Er verstand sich ausdrücklich als «deutscher Jude». Um
so mehr ärgerte ihn, wenn jemand schulterklopfend «sein Volk» oder «seinen
Präsidenten» lobte und damit den israelischen Staatschef meinte. In solchen
Augenblicken nannte er geradezu trotzig Roman Herzog oder zuletzt Johannes Rau
seinen Präsidenten und bezeichnete sich als «Frankfurter». In der Mainstadt,
wo der gebürtige Breslauer seit den 50er Jahren lebte, war Bubis noch bis zu
seinem Tode Vorsitzender der Jüdischen Gemeinde.

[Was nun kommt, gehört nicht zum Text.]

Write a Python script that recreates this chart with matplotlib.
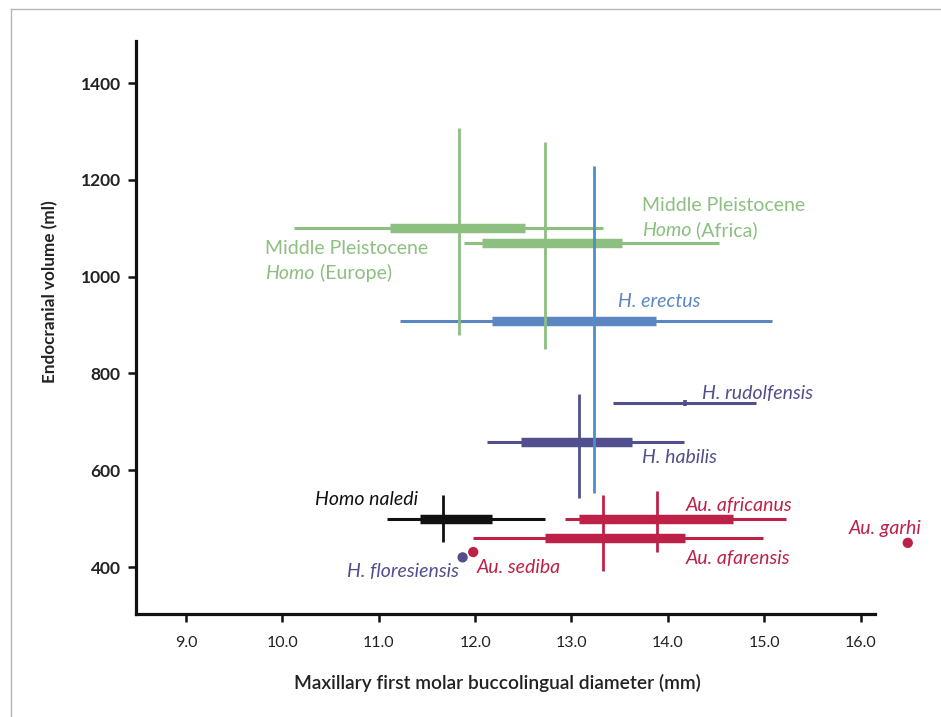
import numpy as np
import matplotlib
matplotlib.use("Agg")
import matplotlib.pyplot as plt
from matplotlib.lines import Line2D

# ---------------- data ----------------
species = ["MP Homo (Europe)", "MP Homo (Africa)", "H. erectus", "H. habilis",
           "H. rudolfensis", "Homo naledi", "Au. africanus", "Au. afarensis"]
x_center = [11.83, 12.73, 13.23, 13.08, 14.18, 11.67, 13.89, 13.33]
y_center = [1101, 1069, 909, 659, 739, 500, 500, 460]
x_min = [10.12, 11.88, 11.22, 12.12, 13.43, 11.08, 12.93, 11.98]
x_max = [13.33, 14.53, 15.08, 14.17, 14.92, 12.72, 15.23, 14.99]
x_q_lo = [11.12, 12.07, 12.18, 12.48, np.nan, 11.43, 13.08, 12.73]
x_q_hi = [12.52, 13.52, 13.88, 13.63, np.nan, 12.18, 14.68, 14.18]
y_min = [880, 850, 552, 542, 732, 451, 431, 391]
y_max = [1308, 1278, 1228, 758, 746, 548, 558, 549]

point_names = ["H. floresiensis", "Au. sediba", "Au. garhi"]
point_x = [11.87, 11.98, 16.49]
point_y = [420, 431, 450]

x_ticks = [9.0, 10.0, 11.0, 12.0, 13.0, 14.0, 15.0, 16.0]
y_ticks = [400, 600, 800, 1000, 1200, 1400]

# ---------------- style ----------------
GREEN = "#8cbf80"
BLUE_H = "#5a86c1"
BLUE_V = "#4b8fc9"
PURPLE = "#524f8f"
RED = "#be2147"
BLACK = "#111111"

range_colors = [(GREEN, GREEN), (GREEN, GREEN), (BLUE_H, BLUE_V), (PURPLE, PURPLE),
                (PURPLE, PURPLE), (BLACK, BLACK), (RED, RED), (RED, RED)]
point_colors = [PURPLE, RED, RED]
draw_order = [2, 0, 1, 3, 4, 5, 7, 6]

plt.rcParams["font.family"] = ["Lato", "DejaVu Sans"]

fig = plt.figure(figsize=(9.41, 7.17), dpi=100)
ax = fig.add_axes([136 / 941, 1 - 614 / 717, (875 - 136) / 941, (614 - 41) / 717])

for i in draw_order:
    ch, cv = range_colors[i]
    ax.plot([x_min[i], x_max[i]], [y_center[i], y_center[i]], color=ch, lw=2.2,
            solid_capstyle="butt", zorder=2)
    if not np.isnan(x_q_lo[i]):
        ax.plot([x_q_lo[i], x_q_hi[i]], [y_center[i], y_center[i]], color=ch, lw=6.8,
                solid_capstyle="butt", zorder=2)
    vlw = 2.6 if i == 4 else 2.0
    ax.plot([x_center[i], x_center[i]], [y_min[i], y_max[i]], color=cv, lw=vlw,
            solid_capstyle="butt", zorder=3)

ax.scatter(point_x, point_y, s=55, c=point_colors, zorder=4, linewidths=0,
           clip_on=False)

ax.set_xlim(8.48, 16.15)
ax.set_ylim(303, 1487)
ax.set_xticks(x_ticks)
ax.set_xticklabels([f"{v:.1f}" for v in x_ticks], fontsize=11.5, color="#222222")
ax.set_yticks(y_ticks)
ax.set_yticklabels([str(v) for v in y_ticks], fontsize=12.5, fontweight="bold",
                   color="#222222")

for s in ["top", "right"]:
    ax.spines[s].set_visible(False)
for s in ["left", "bottom"]:
    ax.spines[s].set_linewidth(2.3)
    ax.spines[s].set_color("#111111")
ax.tick_params(axis="both", direction="out", length=6, width=1.8, color="#111111")
ax.tick_params(axis="y", pad=5)
ax.tick_params(axis="x", pad=10)

ax.set_xlabel("Maxillary first molar buccolingual diameter (mm)", fontsize=13.8,
              fontweight="semibold", color="#222222", va="center")
ax.xaxis.set_label_coords((497 - 136) / 739, (614 - 683) / 573)
ax.set_ylabel("Endocranial volume (ml)", fontsize=12.3, fontweight="bold",
              color="#222222", va="center")
ax.yaxis.set_label_coords((50 - 136) / 739, (614 - 292) / 573)

# ---------------- labels ----------------
LFS = 14


def two_line_label(x, y1, y2, line1, rest, color):
    ax.text(x, y1, line1, color=color, fontsize=LFS, ha="left", va="center_baseline")
    t = ax.text(x, y2, "Homo", color=color, fontsize=LFS, style="italic",
                ha="left", va="center_baseline")
    ax.annotate(rest, xy=(1, 0), xycoords=t, color=color, fontsize=LFS,
                ha="left", va="bottom")


two_line_label(9.82, 1061, 1009, "Middle Pleistocene", " (Europe)", GREEN)
two_line_label(13.73, 1150, 1099, "Middle Pleistocene", " (Africa)", GREEN)

labels = [
    ("H. erectus", 13.48, 951, BLUE_H, "left"),
    ("H. rudolfensis", 14.35, 761, PURPLE, "left"),
    ("H. habilis", 13.73, 630, PURPLE, "left"),
    ("Homo naledi", 11.41, 542, BLACK, "right"),
    ("H. floresiensis", 10.67, 393, PURPLE, "left"),
    ("Au. sediba", 12.02, 403, RED, "left"),
    ("Au. africanus", 14.18, 531, RED, "left"),
    ("Au. afarensis", 14.18, 420, RED, "left"),
    ("Au. garhi", 15.88, 482, RED, "left"),
]
for txt, lx, ly, col, ha in labels:
    ax.text(lx, ly, txt, color=col, fontsize=LFS, style="italic", ha=ha,
            va="center_baseline")

# thin frame lines of the figure panel
fig.add_artist(Line2D([11 / 941, 11 / 941], [0, 1 - 9 / 717], color="#b5b5b5", lw=1,
                      transform=fig.transFigure))
fig.add_artist(Line2D([11 / 941, 1], [1 - 9 / 717, 1 - 9 / 717], color="#b5b5b5", lw=1,
                      transform=fig.transFigure))

fig.savefig("out.png", dpi=100, facecolor="white")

Mehr im Fernsehen als zu Hause
Bubis war überall dabei, wo es galt, sich für die
Jüdische Gemeinde oder auch ganz generell für Liberalität und gegen Rassismus
einzusetzen. «Er kann halt nicht nein sagen», sorgten sich seine Freunde schon
lange darum, wie er das Hetzen von einem Termin zum andern überhaupt
gesundheitlich durchstehen könne. Mit 70, wenn die meisten Menschen längst in
Pension sind, halste sich Ignatz Bubis sogar noch eine kommunalpolitische
Aufgabe auf: Er zog als FDP-Spitzenkandidat in den Wahlkampf und schaffte es
auch tatsächlich, die Frankfurter Liberalen nach 16-jähriger Abwesenheit
wieder ins Ratshaus zu bringen. Seine Frau Ida und seine Tochter Naomi sahen
das Familienoberhaupt streckenweise mehr im Fernsehen als zu Hause.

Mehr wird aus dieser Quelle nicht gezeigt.